When a rescue party under Captain Sixtus E. Johnson arrived a week later, November 5, they found the wagons unattended, tongues broken and contents scattered. The Indians had taken five yoke of oxen, eleven horses and everything they could carry, including harness, flour and wheat. Four Paiutes, however, had pursued the Navajos and recaptured the cattle and harness.

Finding the teamsters gone, Johnson gathered up the livestock that had scattered back along the way to Long Valley. Then a second rescue party under Major Russell from Rockville arrived with the Paiutes who had retrieved the harness and cattle. They took the caravan into Virgin, arriving November 11.

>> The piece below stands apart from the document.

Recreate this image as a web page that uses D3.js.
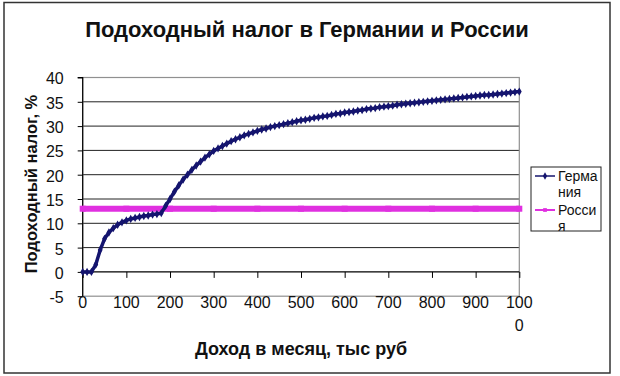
<!DOCTYPE html>
<html><head><meta charset="utf-8">
<script src="https://cdn.jsdelivr.net/npm/d3@7"></script>
<style>
body{margin:0;background:#fff;}
svg{display:block;font-family:"Liberation Sans",Arial,sans-serif;}
</style></head>
<body>
<svg id="chart" width="620" height="376"></svg>
<script>
const title = "Подоходный налог в Германии и России";
const xTitle = "Доход в месяц, тыс руб";
const yTitle = "Подоходный налог, %";
const seriesNames = [["Герма","ния"],["Росси","я"]];
const xTicks = [0,100,200,300,400,500,600,700,800,900,1000];
const yTicks = [-5,0,5,10,15,20,25,30,35,40];
// Income, thousand rubles per month
const income = [0,10,20,30,40,50,60,70,80,90,100,110,120,130,140,150,160,170,180,190,200,
 210,220,230,240,250,260,270,280,290,300,310,320,330,340,350,360,370,380,390,400,
 410,420,430,440,450,460,470,480,490,500,510,520,530,540,550,560,570,580,590,600,
 610,620,630,640,650,660,670,680,690,700,710,720,730,740,750,760,770,780,790,800,
 810,820,830,840,850,860,870,880,890,900,910,920,930,940,950,960,970,980,990,1000];
// Germany, tax %
const germany = [0,0,0,1.5,4.5,6.8,8.1,9.0,9.7,10.2,10.6,10.9,11.1,11.3,11.5,11.6,11.8,11.9,12.1,13.6,15.0,
 16.5,17.8,19.0,20.0,21.0,21.9,22.7,23.5,24.2,24.9,25.4,25.9,26.4,26.9,27.3,27.7,28.1,28.4,28.7,29.0,
 29.3,29.5,29.8,30.0,30.2,30.4,30.6,30.8,31.0,31.2,31.3,31.5,31.7,31.8,32.0,32.1,32.3,32.5,32.6,32.8,
 32.9,33.0,33.2,33.3,33.5,33.6,33.7,33.9,34.0,34.1,34.2,34.4,34.5,34.6,34.7,34.8,34.9,35.0,35.1,35.2,
 35.3,35.4,35.5,35.6,35.7,35.8,35.9,36.0,36.1,36.2,36.3,36.4,36.4,36.5,36.6,36.7,36.8,36.9,37.0,37.1];
// Russia, flat tax %
const russiaIncome = [0,100,200,300,400,500,600,700,800,900,1000];
const russia = [13,13,13,13,13,13,13,13,13,13,13];

const svg = d3.select("#chart");
const colG = "#14146e", colR = "#e030e0";

// outer border
svg.append("rect").attr("x",4).attr("y",2.5).attr("width",606).attr("height",370.5)
  .attr("fill","none").attr("stroke","#333").attr("stroke-width",1.5);

const x = d3.scaleLinear().domain([0,1000]).range([82.7,519.3]);
const y = d3.scaleLinear().domain([-5,40]).range([296.2,77.5]);

// gridlines
svg.append("g").selectAll("line").data(yTicks.filter(v=>v>0 && v<40)).join("line")
  .attr("x1",x(0)).attr("x2",x(1000)).attr("y1",d=>y(d)).attr("y2",d=>y(d))
  .attr("stroke","#222").attr("stroke-width",1);
// plot area border (gray)
svg.append("rect").attr("x",x(0)).attr("y",y(40)).attr("width",x(1000)-x(0)).attr("height",y(-5)-y(40))
  .attr("fill","none").attr("stroke","#909090").attr("stroke-width",1.2);

// y axis
const yAxis = d3.axisLeft(y).tickValues(yTicks).tickSize(5).tickPadding(14).tickFormat(d=>d);
const gy = svg.append("g").attr("transform",`translate(${x(0)},0)`).call(yAxis);
gy.select(".domain").attr("stroke","#000").attr("stroke-width",1.2).attr("d",`M-5,${y(40)}H0V${y(-5)}`);
gy.selectAll(".tick line").attr("stroke","#000");
gy.selectAll("text").attr("font-size",16).attr("fill","#111").attr("font-family","Liberation Sans, Arial, sans-serif").attr("dy","0.4em");

// x axis at y=0
const xAxis = d3.axisBottom(x).tickValues(xTicks).tickSize(6).tickFormat("");
const gx = svg.append("g").attr("transform",`translate(0,${y(0)})`).call(xAxis);
gx.select(".domain").attr("stroke","#000").attr("stroke-width",1.2).attr("d",`M${x(0)},0H${x(1000)}`);
gx.selectAll(".tick line").attr("stroke","#000");
// x tick labels at the bottom
const xl = svg.append("g").attr("font-size",16).attr("fill","#111").attr("text-anchor","middle");
xTicks.forEach(v=>{
  const s = String(v);
  if (s.length>3){
    xl.append("text").attr("x",x(v)).attr("y",308).text(s.slice(0,3));
    xl.append("text").attr("x",x(v)).attr("y",331).text(s.slice(3));
  } else {
    xl.append("text").attr("x",x(v)).attr("y",308).text(s);
  }
});

// Russia
const lineR = d3.line().x((d,i)=>x(russiaIncome[i])).y(d=>y(d));
svg.append("path").datum(russia).attr("d",lineR).attr("fill","none")
  .attr("stroke",colR).attr("stroke-width",6);
svg.append("g").selectAll("rect").data(russia).join("rect")
  .attr("x",(d,i)=>x(russiaIncome[i])-3).attr("y",d=>y(d)-3).attr("width",6).attr("height",6).attr("fill",colR);

// Germany
const lineG = d3.line().x((d,i)=>x(income[i])).y(d=>y(d));
svg.append("path").datum(germany).attr("d",lineG).attr("fill","none")
  .attr("stroke",colG).attr("stroke-width",3.5).attr("stroke-linejoin","round");
svg.append("g").selectAll("path").data(germany).join("path")
  .attr("transform",(d,i)=>`translate(${x(income[i])},${y(d)})`)
  .attr("d",d3.symbol(d3.symbolDiamond,20)).attr("fill",colG);

// titles
svg.append("text").attr("x",307).attr("y",37).attr("text-anchor","middle")
  .attr("font-size",22).attr("font-weight","bold").attr("fill","#111").text(title);
svg.append("text").attr("x",301).attr("y",355).attr("text-anchor","middle")
  .attr("font-size",18).attr("font-weight","bold").attr("fill","#111").text(xTitle);
svg.append("text").attr("transform","translate(37,184) rotate(-90)").attr("text-anchor","middle")
  .attr("font-size",16.5).attr("font-weight","bold").attr("fill","#111").text(yTitle);

// legend
const lg = svg.append("g");
lg.append("rect").attr("x",531).attr("y",167).attr("width",70).attr("height",64)
  .attr("fill","#fff").attr("stroke","#222").attr("stroke-width",1);
const rows = [{c:colG,y:176,w:1.5,sym:d3.symbolDiamond,s:16},{c:colR,y:210,w:2,sym:d3.symbolSquare,s:14}];
rows.forEach((r,i)=>{
  lg.append("line").attr("x1",535).attr("x2",555).attr("y1",r.y).attr("y2",r.y).attr("stroke",r.c).attr("stroke-width",r.w);
  lg.append("path").attr("transform",`translate(545,${r.y})`).attr("d",d3.symbol(r.sym,r.s)).attr("fill",r.c);
  lg.append("text").attr("x",558).attr("y",r.y+5).attr("font-size",14).attr("fill","#111").text(seriesNames[i][0]);
  lg.append("text").attr("x",558).attr("y",r.y+21).attr("font-size",14).attr("fill","#111").text(seriesNames[i][1]);
});
</script>
</body></html>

On November 26, Major John Steele reported signal fires on the mountain south of Virgin City and General Snow issued an order to establish posts at the mouth of (Black) Rock Canyon sixteen miles southeast of St. George and near Gould’s Ranch, eight miles south of Virgin City.[74] The men at these posts were to serve as guards as well as herders of livestock and were to build stone quarters; the “house to be covered with stone flagging or earth in a manner that it cannot be fired from the outside, with but one door and that heavy and strongly barred, so that one or two men, well armed, may defend themselves against any number of Indians.”

Despite these precautions, the Navajos scattered in small bands, easily passed through the military posts, and hid in the mountains north of St. George. On the evening of December 28, word reached Harrisburg from local Paiutes that some Navajos had killed and dried three beeves between Grapevine Springs and Toquerville. Captain J. D. L. Pearce, with fifteen men from Washington, at once took up their trail along Harrisburg Creek toward Pine Valley Mountain but failed to overtake them.

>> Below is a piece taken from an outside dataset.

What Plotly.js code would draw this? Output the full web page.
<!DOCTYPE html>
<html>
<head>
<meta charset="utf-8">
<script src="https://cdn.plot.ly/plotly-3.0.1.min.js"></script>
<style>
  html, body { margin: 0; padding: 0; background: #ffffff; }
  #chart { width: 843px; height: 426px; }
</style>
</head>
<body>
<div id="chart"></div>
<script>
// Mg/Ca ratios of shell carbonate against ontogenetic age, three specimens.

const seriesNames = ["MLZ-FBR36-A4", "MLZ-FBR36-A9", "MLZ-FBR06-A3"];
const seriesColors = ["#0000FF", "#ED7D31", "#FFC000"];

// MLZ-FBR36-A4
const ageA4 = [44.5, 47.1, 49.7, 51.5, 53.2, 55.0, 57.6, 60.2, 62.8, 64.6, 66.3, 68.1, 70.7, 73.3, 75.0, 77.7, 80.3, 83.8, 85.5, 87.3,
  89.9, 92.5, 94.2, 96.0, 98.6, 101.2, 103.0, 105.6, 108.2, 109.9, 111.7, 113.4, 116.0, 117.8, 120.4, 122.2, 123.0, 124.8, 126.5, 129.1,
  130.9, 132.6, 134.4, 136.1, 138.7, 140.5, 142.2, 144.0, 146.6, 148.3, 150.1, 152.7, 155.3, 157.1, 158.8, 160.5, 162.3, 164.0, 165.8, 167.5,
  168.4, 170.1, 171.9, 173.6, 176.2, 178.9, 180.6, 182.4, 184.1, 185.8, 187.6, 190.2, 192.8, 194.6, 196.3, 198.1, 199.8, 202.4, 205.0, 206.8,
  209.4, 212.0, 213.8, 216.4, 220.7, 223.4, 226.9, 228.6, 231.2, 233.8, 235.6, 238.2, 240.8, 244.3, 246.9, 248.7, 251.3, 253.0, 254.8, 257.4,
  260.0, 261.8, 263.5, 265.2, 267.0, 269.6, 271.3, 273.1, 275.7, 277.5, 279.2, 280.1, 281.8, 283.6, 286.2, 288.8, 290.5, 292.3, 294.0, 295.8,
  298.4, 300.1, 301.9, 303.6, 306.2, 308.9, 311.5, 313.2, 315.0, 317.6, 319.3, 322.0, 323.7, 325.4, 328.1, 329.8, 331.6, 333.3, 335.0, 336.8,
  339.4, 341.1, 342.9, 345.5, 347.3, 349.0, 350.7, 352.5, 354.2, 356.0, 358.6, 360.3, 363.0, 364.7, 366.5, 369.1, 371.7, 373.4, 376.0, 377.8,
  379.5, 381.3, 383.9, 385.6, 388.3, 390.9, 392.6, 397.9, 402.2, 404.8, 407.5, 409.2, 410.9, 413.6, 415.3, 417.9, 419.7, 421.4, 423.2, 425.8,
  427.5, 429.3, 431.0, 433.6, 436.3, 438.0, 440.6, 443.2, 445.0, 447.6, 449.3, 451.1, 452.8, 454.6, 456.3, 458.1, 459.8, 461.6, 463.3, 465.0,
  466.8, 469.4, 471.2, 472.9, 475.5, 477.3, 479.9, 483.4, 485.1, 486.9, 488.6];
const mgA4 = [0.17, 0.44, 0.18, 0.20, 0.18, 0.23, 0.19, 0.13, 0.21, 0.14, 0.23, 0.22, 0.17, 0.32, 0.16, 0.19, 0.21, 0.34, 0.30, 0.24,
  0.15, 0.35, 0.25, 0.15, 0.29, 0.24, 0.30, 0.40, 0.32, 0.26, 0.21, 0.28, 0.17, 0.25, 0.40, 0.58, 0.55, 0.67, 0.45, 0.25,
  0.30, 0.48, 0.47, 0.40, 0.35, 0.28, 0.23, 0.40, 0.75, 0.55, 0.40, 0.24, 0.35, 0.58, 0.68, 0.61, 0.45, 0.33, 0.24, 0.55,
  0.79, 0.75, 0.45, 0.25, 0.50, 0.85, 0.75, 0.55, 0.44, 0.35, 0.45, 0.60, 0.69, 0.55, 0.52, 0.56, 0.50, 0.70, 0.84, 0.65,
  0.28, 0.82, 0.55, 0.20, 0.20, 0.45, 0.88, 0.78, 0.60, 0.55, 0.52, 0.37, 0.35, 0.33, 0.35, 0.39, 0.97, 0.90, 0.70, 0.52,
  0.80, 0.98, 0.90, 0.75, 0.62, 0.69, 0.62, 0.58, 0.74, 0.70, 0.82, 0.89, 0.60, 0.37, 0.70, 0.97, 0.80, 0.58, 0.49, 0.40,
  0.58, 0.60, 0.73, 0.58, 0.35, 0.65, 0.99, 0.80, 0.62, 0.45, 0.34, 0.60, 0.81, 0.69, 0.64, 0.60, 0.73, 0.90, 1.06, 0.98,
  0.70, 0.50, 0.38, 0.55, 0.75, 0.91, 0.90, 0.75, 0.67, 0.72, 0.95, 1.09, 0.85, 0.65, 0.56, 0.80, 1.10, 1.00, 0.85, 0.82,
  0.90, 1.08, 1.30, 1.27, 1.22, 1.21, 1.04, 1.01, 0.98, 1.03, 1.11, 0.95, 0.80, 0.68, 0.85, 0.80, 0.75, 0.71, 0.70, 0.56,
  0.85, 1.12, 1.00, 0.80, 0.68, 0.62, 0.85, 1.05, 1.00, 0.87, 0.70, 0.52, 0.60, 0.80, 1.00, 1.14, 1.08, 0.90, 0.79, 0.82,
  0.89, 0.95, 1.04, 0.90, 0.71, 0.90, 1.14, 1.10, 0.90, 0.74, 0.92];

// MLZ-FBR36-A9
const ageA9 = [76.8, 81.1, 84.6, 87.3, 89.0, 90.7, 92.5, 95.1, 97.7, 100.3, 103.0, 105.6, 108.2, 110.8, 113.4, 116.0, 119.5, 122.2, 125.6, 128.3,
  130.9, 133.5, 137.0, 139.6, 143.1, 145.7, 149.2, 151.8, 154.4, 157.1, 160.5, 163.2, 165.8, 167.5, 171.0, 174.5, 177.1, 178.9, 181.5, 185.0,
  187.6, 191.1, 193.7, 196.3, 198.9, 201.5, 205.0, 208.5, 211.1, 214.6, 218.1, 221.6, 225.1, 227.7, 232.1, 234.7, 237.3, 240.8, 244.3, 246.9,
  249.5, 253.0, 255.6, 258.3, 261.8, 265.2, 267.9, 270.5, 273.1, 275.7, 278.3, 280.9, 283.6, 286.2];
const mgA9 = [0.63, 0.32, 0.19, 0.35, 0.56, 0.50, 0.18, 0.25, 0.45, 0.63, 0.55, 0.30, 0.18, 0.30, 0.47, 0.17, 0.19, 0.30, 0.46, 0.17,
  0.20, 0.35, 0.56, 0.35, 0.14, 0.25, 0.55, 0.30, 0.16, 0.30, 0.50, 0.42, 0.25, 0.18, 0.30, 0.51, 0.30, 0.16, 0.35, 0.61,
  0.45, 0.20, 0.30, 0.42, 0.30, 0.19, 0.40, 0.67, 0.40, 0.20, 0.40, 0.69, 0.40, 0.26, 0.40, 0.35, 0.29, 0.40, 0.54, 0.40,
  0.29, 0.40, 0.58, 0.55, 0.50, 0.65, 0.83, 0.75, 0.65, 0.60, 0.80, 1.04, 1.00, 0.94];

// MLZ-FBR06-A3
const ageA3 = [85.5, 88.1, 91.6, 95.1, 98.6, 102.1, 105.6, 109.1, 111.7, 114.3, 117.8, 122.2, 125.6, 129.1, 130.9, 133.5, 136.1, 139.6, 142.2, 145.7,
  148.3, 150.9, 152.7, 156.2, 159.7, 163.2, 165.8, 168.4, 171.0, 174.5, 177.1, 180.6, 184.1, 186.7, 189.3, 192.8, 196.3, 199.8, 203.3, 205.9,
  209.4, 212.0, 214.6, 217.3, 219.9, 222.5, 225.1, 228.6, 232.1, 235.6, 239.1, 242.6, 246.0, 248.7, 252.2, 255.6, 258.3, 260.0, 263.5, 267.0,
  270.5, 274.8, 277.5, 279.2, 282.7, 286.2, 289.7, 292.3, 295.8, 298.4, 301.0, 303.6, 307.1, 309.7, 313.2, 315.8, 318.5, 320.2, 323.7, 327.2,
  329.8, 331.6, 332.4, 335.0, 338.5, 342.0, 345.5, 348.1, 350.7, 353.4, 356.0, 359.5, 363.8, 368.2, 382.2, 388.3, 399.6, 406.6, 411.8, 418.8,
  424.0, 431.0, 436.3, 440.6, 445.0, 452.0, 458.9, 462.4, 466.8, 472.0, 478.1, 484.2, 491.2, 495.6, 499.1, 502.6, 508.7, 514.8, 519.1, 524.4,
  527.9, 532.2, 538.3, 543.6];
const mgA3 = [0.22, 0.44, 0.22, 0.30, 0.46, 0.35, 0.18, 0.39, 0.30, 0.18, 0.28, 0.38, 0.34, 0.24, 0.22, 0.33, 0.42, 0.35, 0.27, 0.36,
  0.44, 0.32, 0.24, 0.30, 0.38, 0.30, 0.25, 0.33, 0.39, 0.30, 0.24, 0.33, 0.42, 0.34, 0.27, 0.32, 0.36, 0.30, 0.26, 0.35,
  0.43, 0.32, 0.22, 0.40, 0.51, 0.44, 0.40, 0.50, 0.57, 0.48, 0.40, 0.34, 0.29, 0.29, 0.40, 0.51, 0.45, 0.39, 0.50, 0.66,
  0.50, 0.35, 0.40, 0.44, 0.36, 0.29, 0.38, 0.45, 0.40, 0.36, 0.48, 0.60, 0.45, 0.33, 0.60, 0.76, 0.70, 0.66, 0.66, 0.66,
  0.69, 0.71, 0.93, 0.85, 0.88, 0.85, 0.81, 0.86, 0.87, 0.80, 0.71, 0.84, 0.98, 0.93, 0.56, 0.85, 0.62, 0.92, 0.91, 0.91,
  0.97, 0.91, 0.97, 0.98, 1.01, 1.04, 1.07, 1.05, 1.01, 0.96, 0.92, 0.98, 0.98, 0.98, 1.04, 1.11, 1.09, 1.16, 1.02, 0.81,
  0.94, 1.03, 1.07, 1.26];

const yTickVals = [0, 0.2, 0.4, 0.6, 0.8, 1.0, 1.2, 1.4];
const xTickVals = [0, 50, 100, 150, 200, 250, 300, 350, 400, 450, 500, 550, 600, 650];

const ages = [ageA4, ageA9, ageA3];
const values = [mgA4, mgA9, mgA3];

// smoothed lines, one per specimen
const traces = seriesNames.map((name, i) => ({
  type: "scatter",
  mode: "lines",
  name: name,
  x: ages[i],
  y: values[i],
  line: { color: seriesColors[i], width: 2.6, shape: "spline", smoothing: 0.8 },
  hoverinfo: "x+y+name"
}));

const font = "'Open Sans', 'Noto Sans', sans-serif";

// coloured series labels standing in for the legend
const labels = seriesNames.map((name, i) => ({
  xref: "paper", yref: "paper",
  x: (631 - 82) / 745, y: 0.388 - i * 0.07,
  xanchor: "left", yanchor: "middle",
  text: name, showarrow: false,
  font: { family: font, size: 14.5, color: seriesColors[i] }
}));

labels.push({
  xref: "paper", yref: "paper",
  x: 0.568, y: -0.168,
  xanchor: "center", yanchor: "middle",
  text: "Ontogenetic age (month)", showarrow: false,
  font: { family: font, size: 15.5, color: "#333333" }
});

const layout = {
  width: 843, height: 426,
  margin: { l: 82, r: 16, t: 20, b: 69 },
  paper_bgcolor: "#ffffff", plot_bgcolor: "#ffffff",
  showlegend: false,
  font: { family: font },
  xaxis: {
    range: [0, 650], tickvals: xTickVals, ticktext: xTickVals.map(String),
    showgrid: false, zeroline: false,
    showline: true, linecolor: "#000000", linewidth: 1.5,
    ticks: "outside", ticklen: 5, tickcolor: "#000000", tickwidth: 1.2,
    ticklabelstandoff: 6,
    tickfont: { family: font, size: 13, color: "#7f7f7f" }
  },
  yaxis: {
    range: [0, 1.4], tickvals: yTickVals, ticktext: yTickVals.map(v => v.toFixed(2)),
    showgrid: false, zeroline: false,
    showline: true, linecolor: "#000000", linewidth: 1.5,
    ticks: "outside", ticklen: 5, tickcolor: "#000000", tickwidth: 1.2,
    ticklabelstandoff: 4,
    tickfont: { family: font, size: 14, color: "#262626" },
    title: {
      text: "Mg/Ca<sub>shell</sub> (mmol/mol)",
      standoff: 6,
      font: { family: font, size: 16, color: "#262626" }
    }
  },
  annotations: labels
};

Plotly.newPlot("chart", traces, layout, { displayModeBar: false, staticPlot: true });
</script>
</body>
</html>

In the meantime, on December 28, near Pine Valley, Cyrus Hancock saw three Indians skulking on the range and called to them. The Indians proved hostile and tried to capture him. One seized his horse’s bit and another tried to shoot him with an arrow. He slid off his horse and ran toward Pine Valley, the Indians in pursuit. One of them shot him in the arm with an arrow. He stumbled and fell as they yelled in triumph, but he regained his footing and outran them into the valley. These Indians were thought to have been hiding around the town for two or three days, quietly gathering stock. As soon as discovered, they left with about thirty horses and passed down the Black Ridge between St. George and Middleton on the night of December 28, gathering more horses at both places and hastening southwest via Fort Pearce Wash.

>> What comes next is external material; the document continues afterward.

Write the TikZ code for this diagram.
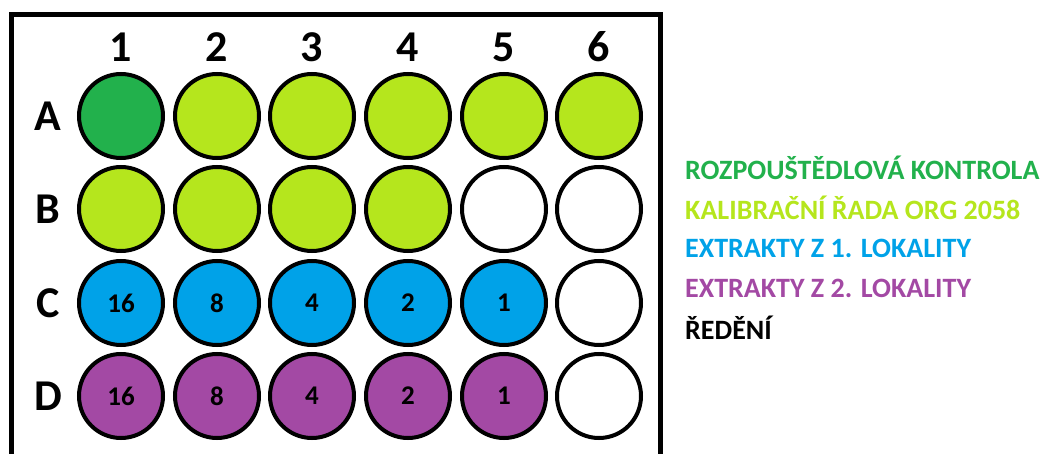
\documentclass[tikz,border=0pt]{standalone}
\usepackage{fontspec}
\setmainfont{Carlito}
\usepackage{xcolor}
\usepackage{tikz}

\definecolor{ctrl}{HTML}{22B14C}
\definecolor{calib}{HTML}{B5E61D}
\definecolor{siteone}{HTML}{00A2E8}
\definecolor{sitetwo}{HTML}{A349A4}

\begin{document}
\begin{tikzpicture}[
  x=1pt, y=-1pt, font=\bfseries,
  well/.style={draw, circle, line width=4pt, minimum size=84pt, inner sep=0pt, font=\fontsize{27}{27}\selectfont\bfseries},
  ctl/.style={well, fill=ctrl},
  cal/.style={well, fill=calib},
  ex1/.style={well, fill=siteone},
  ex2/.style={well, fill=sitetwo},
  emp/.style={well, fill=white},
  hdr/.style={font=\fontsize{44}{44}\selectfont\bfseries, inner sep=0pt},
  leg/.style={anchor=west, inner sep=0pt, font=\fontsize{28}{28}\selectfont\bfseries}]
  \useasboundingbox (0,0) rectangle (1041,454);
  \draw[line width=5pt] (11,470) |- (660,14.5) -- (660,470);
  % column and row headers
  \node[hdr] (c1) at (121,47) {1};
  \node[hdr] (c2) at (217,47) {2};
  \node[hdr] (c3) at (312,47) {3};
  \node[hdr] (c4) at (408,47) {4};
  \node[hdr] (c5) at (504,47) {5};
  \node[hdr] (c6) at (599,47) {6};
  \node[hdr] (rA) at (48,116) {A};
  \node[hdr] (rB) at (48,209) {B};
  \node[hdr] (rC) at (48,303) {C};
  \node[hdr] (rD) at (48,396) {D};
  % wells
  \node[ctl] (A1) at (121,116) {};
  \node[cal] (A2) at (217,116) {};
  \node[cal] (A3) at (312,116) {};
  \node[cal] (A4) at (408,116) {};
  \node[cal] (A5) at (504,116) {};
  \node[cal] (A6) at (599,116) {};
  \node[cal] (B1) at (121,209) {};
  \node[cal] (B2) at (217,209) {};
  \node[cal] (B3) at (312,209) {};
  \node[cal] (B4) at (408,209) {};
  \node[emp] (B5) at (504,209) {};
  \node[emp] (B6) at (599,209) {};
  \node[ex1] (C1) at (121,303) {16};
  \node[ex1] (C2) at (217,303) {8};
  \node[ex1] (C3) at (312,303) {4};
  \node[ex1] (C4) at (408,303) {2};
  \node[ex1] (C5) at (504,303) {1};
  \node[emp] (C6) at (599,303) {};
  \node[ex2] (D1) at (121,396) {16};
  \node[ex2] (D2) at (217,396) {8};
  \node[ex2] (D3) at (312,396) {4};
  \node[ex2] (D4) at (408,396) {2};
  \node[ex2] (D5) at (504,396) {1};
  \node[emp] (D6) at (599,396) {};
  % legend
  \node[leg, text=ctrl] (l1) at (685,168) {ROZPOUŠTĚDLOVÁ KONTROLA};
  \node[leg, text=calib] (l2) at (685,208) {KALIBRAČNÍ ŘADA ORG 2058};
  \node[leg, text=siteone] (l3) at (685,248) {EXTRAKTY Z 1. LOKALITY};
  \node[leg, text=sitetwo] (l4) at (685,288) {EXTRAKTY Z 2. LOKALITY};
  \node[leg] (l5) at (685,328) {ŘEDĚNÍ};
\end{tikzpicture}
\end{document}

Col. D. D. McArthur immediately ordered out all available cavalry in pursuit of the thieves, who had an entire day’s start. An expedition of thirty men headed by Lt. Copelan followed the Indian trail from the Washington Fields past Fort Pearce, through Black Rock Canyon and out toward Pipe Springs where it met another detachment returning from an Indian encounter.

Captains J. D. L. Pearce and James Andrus were at Harrisburg on the evening of December 29, when an express carrying instructions to Colonel Winsor at Rockville arrived. Upon reading the instructions they started for Rockville and arrived at dawn. Thirty men gathered and pushed on to Maxwell’s ranch where they arrived that evening. After resting an hour, they hastened on to Cedar Ridge and five miles southeast of Pipe Springs. Sixtus E. Johnson spotted the smoke of Indian fires curling up in the distance, about half a mile from the place where Whitmore and McIntyre had been killed. The men slipped into a wash and kept out of sight until within gunshot of the Indians, when they made a dash to get between them and their horses. Firing opened and the Indians took to the rocks. The skirmish lasted nearly an hour and covered a rough area half a mile wide and three miles long. The thirteen Navajos in the band refused to yield even when cornered, and several died fighting. During the fray an arrow aimed at Captain Andrus struck his horse in the forehead, saving the rider. One mortally wounded Indian continued to shoot until he fainted. Another, wounded in both legs, fired until his arrows were spent and then kept twanging his bow as if shooting as long as the fray lasted.